Dataset extract:
━━━━
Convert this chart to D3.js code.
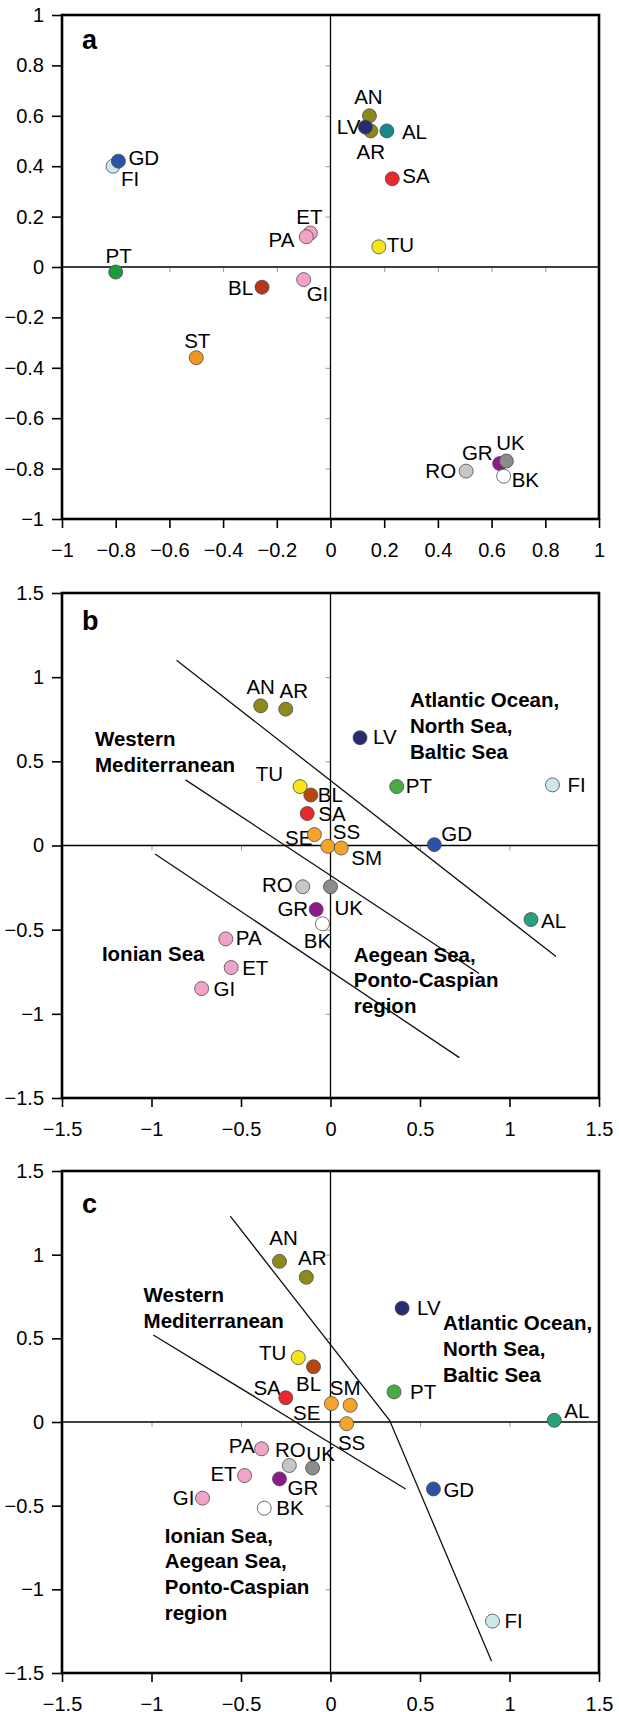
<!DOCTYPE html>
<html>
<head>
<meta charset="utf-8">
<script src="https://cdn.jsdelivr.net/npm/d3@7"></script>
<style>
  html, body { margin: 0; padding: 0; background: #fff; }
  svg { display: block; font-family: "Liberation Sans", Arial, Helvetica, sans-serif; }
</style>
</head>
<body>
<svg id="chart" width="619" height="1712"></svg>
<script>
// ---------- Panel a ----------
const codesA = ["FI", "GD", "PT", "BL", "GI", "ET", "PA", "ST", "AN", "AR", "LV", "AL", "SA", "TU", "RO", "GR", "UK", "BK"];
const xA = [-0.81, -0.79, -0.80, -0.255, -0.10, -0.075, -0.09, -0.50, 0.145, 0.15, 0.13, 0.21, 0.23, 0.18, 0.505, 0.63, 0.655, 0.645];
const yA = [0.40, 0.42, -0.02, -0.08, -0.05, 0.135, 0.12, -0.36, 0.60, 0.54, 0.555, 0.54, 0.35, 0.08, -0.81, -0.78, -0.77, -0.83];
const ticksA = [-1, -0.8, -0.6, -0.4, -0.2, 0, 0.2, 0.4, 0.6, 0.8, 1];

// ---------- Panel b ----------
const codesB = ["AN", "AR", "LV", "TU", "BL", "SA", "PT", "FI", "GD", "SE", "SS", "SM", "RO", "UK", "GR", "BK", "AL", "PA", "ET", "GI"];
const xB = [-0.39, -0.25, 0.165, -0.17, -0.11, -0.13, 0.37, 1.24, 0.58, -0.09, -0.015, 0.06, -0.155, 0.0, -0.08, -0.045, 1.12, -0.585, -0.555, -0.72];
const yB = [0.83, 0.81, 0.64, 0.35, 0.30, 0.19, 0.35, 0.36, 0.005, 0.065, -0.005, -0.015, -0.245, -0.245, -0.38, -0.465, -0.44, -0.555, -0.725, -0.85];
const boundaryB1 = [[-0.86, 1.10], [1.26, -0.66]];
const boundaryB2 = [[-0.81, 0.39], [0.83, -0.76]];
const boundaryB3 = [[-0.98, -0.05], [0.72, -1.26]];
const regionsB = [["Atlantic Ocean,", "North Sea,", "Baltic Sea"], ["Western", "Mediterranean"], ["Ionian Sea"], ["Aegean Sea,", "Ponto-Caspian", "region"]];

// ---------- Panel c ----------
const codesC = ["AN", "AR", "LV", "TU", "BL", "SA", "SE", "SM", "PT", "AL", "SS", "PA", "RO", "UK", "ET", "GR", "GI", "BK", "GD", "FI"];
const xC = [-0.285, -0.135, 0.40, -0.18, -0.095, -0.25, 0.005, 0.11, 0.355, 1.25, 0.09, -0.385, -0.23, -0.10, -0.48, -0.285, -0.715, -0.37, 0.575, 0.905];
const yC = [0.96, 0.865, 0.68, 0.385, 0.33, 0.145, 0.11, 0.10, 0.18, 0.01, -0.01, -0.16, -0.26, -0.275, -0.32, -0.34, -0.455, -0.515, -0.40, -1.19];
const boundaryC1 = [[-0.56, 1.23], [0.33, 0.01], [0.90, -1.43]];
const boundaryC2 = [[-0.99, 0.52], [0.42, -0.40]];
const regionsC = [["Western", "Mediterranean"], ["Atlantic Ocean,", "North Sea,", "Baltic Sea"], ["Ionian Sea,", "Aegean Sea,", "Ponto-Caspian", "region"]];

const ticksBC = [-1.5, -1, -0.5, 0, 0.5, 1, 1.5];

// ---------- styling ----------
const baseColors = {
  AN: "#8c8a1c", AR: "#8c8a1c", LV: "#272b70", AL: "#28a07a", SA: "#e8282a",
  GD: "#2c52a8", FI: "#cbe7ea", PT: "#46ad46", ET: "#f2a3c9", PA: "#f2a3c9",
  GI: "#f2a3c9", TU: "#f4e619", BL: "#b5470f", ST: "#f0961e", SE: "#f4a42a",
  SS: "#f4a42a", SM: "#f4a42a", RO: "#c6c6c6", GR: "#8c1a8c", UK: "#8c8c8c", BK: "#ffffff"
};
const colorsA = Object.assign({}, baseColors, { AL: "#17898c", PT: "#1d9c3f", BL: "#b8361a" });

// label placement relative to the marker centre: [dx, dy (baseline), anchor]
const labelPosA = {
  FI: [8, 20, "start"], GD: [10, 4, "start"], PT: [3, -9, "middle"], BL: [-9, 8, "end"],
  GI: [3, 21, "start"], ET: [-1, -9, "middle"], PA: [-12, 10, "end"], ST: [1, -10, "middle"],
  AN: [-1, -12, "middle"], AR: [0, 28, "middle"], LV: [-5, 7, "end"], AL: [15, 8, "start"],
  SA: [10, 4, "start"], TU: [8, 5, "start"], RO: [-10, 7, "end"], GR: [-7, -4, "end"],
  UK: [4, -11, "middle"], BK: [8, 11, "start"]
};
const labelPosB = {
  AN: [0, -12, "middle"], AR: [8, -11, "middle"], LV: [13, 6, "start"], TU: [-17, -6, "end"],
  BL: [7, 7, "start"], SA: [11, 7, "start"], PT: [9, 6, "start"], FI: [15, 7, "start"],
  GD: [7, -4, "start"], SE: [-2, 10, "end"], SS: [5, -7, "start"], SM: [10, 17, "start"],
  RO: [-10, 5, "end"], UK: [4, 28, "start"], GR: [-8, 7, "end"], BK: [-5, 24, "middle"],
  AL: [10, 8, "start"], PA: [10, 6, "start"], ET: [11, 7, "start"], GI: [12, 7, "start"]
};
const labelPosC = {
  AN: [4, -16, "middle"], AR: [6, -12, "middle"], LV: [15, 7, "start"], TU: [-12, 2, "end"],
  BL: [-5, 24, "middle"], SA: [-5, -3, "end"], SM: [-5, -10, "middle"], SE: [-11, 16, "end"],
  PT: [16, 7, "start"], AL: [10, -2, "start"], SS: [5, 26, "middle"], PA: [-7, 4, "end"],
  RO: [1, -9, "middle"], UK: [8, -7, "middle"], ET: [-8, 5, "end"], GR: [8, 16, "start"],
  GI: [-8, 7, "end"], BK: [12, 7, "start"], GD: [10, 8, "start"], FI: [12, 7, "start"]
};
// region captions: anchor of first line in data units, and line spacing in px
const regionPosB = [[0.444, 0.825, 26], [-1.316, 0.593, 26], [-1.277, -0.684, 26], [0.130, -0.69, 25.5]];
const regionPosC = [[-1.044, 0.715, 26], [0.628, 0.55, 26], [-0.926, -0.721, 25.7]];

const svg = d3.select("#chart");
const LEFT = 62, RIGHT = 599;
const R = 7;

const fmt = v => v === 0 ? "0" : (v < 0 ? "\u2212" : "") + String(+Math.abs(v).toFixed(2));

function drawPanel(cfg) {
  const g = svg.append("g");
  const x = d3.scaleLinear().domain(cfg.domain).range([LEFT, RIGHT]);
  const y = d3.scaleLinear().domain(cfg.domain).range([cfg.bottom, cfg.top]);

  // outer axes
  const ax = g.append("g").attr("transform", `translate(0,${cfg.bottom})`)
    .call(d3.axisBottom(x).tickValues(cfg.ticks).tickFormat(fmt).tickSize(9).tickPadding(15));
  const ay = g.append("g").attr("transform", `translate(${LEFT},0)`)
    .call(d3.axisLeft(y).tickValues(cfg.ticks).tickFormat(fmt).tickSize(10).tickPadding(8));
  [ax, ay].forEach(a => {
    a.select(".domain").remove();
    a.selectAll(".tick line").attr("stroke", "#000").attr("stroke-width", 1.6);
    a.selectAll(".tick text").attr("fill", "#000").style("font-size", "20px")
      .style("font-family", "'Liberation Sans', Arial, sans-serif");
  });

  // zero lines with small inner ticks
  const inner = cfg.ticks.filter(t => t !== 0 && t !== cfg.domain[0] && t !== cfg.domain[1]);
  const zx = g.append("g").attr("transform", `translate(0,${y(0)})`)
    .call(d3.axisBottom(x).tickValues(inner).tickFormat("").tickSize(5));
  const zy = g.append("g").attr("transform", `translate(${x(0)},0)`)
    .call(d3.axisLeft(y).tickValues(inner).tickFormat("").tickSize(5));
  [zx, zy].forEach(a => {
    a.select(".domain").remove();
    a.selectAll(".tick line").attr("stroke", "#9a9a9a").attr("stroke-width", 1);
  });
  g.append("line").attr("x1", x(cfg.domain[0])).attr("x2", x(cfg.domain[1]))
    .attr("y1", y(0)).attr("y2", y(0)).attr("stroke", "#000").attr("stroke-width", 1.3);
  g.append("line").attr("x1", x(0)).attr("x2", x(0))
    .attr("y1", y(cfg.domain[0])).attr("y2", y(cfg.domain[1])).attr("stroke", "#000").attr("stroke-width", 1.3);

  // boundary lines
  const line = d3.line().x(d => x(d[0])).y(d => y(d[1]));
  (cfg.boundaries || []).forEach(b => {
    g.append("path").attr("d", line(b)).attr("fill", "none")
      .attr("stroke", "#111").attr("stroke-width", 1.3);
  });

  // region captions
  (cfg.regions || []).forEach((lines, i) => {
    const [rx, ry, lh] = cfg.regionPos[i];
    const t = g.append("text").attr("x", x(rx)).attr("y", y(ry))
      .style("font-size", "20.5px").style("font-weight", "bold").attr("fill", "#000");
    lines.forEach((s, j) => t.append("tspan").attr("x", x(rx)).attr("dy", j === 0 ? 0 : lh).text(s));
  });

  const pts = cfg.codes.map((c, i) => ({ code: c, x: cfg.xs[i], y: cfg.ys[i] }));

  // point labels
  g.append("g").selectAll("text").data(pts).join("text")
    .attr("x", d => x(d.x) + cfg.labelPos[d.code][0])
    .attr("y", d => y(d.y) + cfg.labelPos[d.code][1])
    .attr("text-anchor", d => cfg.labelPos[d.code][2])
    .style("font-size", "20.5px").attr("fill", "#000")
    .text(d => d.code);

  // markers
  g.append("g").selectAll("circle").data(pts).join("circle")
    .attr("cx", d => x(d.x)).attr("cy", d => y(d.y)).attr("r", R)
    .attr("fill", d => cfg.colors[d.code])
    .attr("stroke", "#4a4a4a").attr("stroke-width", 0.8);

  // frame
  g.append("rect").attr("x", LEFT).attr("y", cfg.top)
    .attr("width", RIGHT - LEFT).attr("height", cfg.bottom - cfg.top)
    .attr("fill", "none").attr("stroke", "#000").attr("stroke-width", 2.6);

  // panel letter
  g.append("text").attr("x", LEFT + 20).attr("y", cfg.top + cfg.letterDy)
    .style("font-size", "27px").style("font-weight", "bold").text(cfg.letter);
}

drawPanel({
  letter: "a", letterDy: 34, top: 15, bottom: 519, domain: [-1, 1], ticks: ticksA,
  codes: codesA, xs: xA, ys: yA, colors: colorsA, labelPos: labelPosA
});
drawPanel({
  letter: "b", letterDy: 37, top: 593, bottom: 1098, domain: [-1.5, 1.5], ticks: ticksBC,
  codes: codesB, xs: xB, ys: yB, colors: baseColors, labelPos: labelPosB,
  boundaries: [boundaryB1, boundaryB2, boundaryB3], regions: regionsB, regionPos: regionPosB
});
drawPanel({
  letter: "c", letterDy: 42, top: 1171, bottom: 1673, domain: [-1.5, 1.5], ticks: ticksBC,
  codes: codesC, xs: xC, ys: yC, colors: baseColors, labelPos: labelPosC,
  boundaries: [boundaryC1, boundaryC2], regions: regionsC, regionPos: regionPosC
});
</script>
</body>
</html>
━━━━
Task requirements: Pick out and copy every line that contains the word "chart".

Output for this task:
Convert this chart to D3.js code.
<svg id="chart" width="619" height="1712"></svg>
const svg = d3.select("#chart");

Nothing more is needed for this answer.